In 1812 Milnes commanded the 65th in operations against the rebels of Navangar in Kathiawar, and in 1814 and early 1815 commanded a brigade in Guzarat. Later in 1815 he returned with his regiment to punish the rebels in Kathiawar and Kutch once more. Following several months in pursuit of the convicted murderer Trimbuckjee, who was thought to be rallying supporters in the Mahadeo Hills, Milnes was appointed at the start of the Pindarry War to the command of the 1st Brigade in Brigadier-General Lionel Smith’s 4th Poona Division, which reinforced Colonel C. B. Burr’s force of 3,000 men on 13 November 1817, after their victory over the army of the Peshwa of Poona at the Battle of Kirkee. Two days later Milnes commanded the left wing of the division in the face of obstinate opposition in the passage of the Mutha Mule River, and on the 17th, having effected a junction wth the right wing of Smith’s force, took part in the capture of the Peshwa’s capital.

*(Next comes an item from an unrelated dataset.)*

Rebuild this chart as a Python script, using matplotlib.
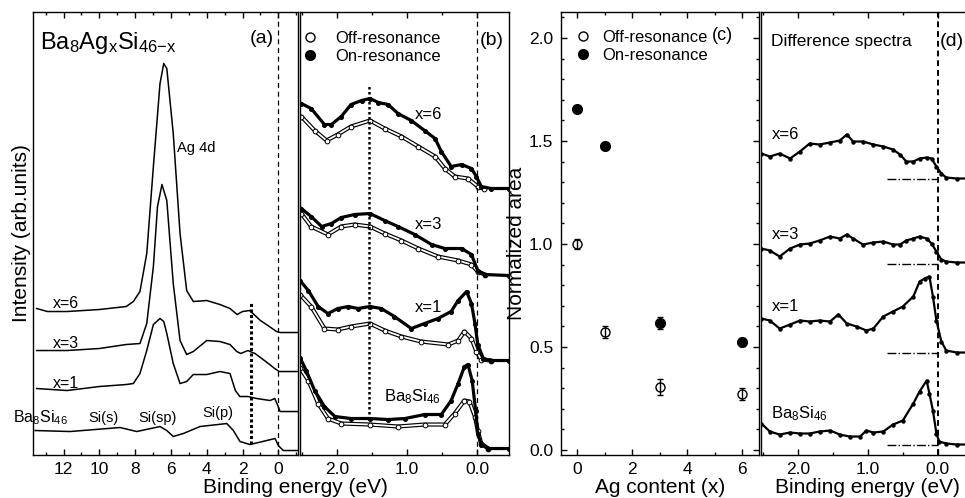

During the first part of 1818, Milnes was employed in the arduous and potracted pursuit of the Peshwa Baji Rao, which culminated in late March with the latter’s expulsion from the Deccan, the surrender of his two brothers, the death of his best general and the end of regular warfare in that country. For services in this ‘very trying, difficult and long protracted campaign, the troops and their commanders received the thanks of Parliament, while Lieutenant-Colonel C. J. Milnes, who had commanded a brigade throughout the operations, was awarded the C.B.’ In February 1819 Milnes resumed command of the 65th at Fort George Barracks, Bombay, but a few days later he relinquished command once again on being appointed to command the expedition to Kutch. Colonel Milnes retired from the Army on 1 May 1823. Milnes also received the Army of India medal for his services at Poona but this does not appear to have survived.

Refs: WO 25/747; Roll of Officers of the York and Lancaster regiment (Raikes); Hart’s Army List 1855; The York and Lancaster Regiment, 1758-1919, Vol I (Wylly).